Fifty Years War

The half-century of conflict between Ivalice and Ordallia is today known as the Fifty Years’ War.

The beginning of the Fifty Years’ War can be traced to the death of Ordallia’s King Devanne III, and his failure to name a successor. His cousin, Varoi VI, was next in line for the throne; however, King Denamda II of Ivalice (the uncle of Devanne III) proclaimed himself the rightful heir and declared war on Ordallia.

However, this was merely a pretense to justify the invasion of the neighboring Ordallian province ot Zelmonia. Once an independent state, it had been annexed by Ordallia nearly a century prior. Ivalice had since been aiding the province in an effort to weaken Ordallia – an effort that ultimately failed. Tired of Ordallian rule, the Zelmonian leadership and nobility secretly petitioned Ivalice to take a more direct hand in their liberation.

After a victory in Zelmonia, the Ivalician armies marched on the Ordallian capital of Viura. As fate would have it, Denamda II succumbed to fatal illness on the road. The momentary confusion amongst Ivalice’s troops gave Ordallia the opportunity it needed to regroup, and Varoi VI succeeded in pushing the Ivalicians back as far as Zelmonia. The resulting impasse would not be broken until the Romandan army’s invasion two years hence.

Romanda, a powerful military state lying across the Rhana Strait, marched on Ivalice at the behest of Varoi VI, a blood relation of the Romandan nobility. However, Denamda II’s successor Denamda IV was a fearless warrior, personally leading his men into battle against the combined might of Romanda and Ordallia. This, along with an outbreak of the Black Death in Romanda, forced the Romandan army to withdraw after only three years.

Two military orders worthy of particular mention in this conflict are the Order of the Northern Sky, led by Knight Gallant Barbaneth Beoulve, and that of the Southern Sky, led by Cidolfus Orlandeau, known also as the Thunder God.

After countless victories at home, these two orders had been poised to advance into Ordallia. However, the protracted conflict had begun to take its toll on domestic morale. Peasant uprisings and revolts throughout Ivalice and Ordallia forced both countries to send their troops home to pacify their own citizens, resulting in another stalemate.

It was Denamda IV’s sudden death by malady that broke the stalemate, although some claim that he was murdered.

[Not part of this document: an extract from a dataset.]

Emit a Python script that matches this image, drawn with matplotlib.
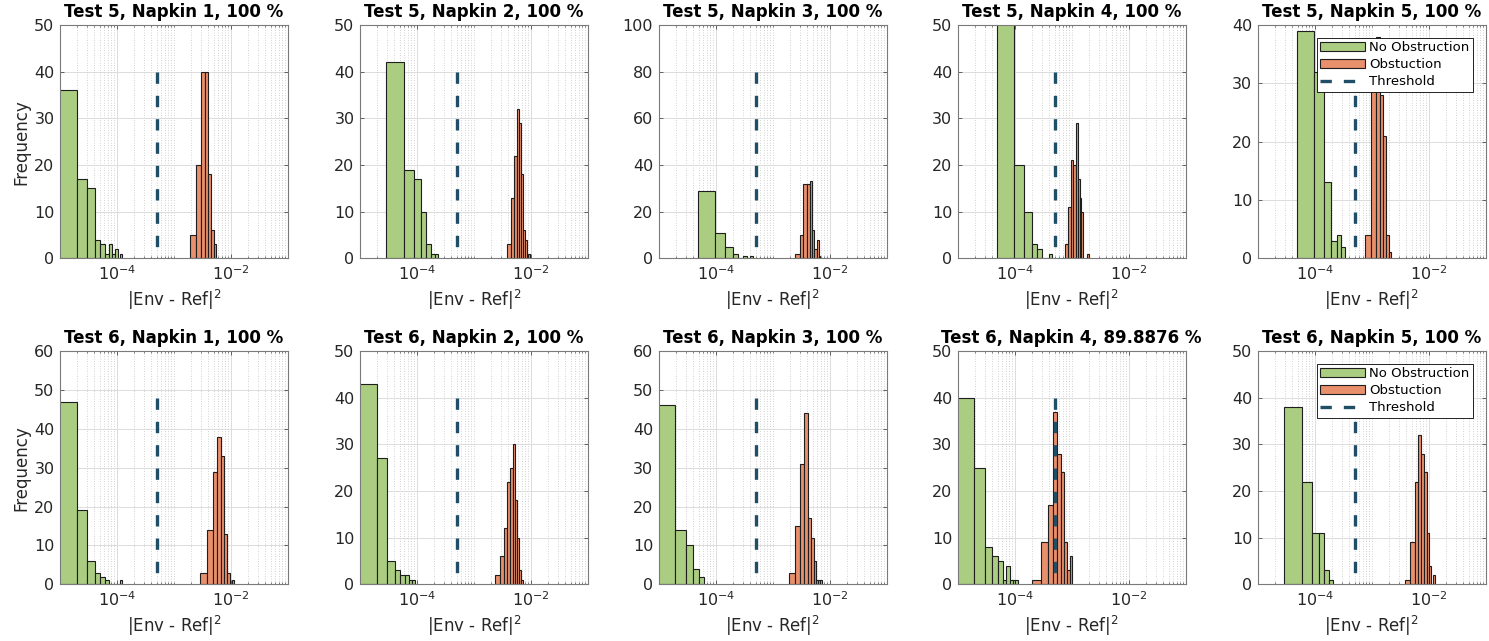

His successor, Ondoria III, was ill suited to the throne, and left the governing of Ivalice to his queen and retainers. Without Denamda IV’s leadership, the armies of Ivalice had little prayer of preventing Varoi VI’s successor, Prince Lennard, from defeating the troops stationed in Zelmonia and advancing into Ivalice proper.

Despite the valiant efforts of the Northern and Southern Orders, Ivalice failed to repel Prince Lennard’s invasion of Zeltennia. Ivalice’s leaders soon began looking for a peaceful alternative. In the end, both states agreed that prolonging the war would prove mutually detrimental, and a pact was signed allowing each nation to return to addressing domestic strife. An equal peace in name, it was in reality a defeat for Ivalice.

The economy of Ivalice was brought to the very birnk of ruin as it struggled to pay reparations to its former enemies and to repay the loans taken from neighboring states to fund its war effort. Soldiers returning from the front found themselves without pay, and entire orders of knights were summarily discharged from service. The swelling ranks of the unemployed did little to relieve the people’s distrust of the Crown and the nobility.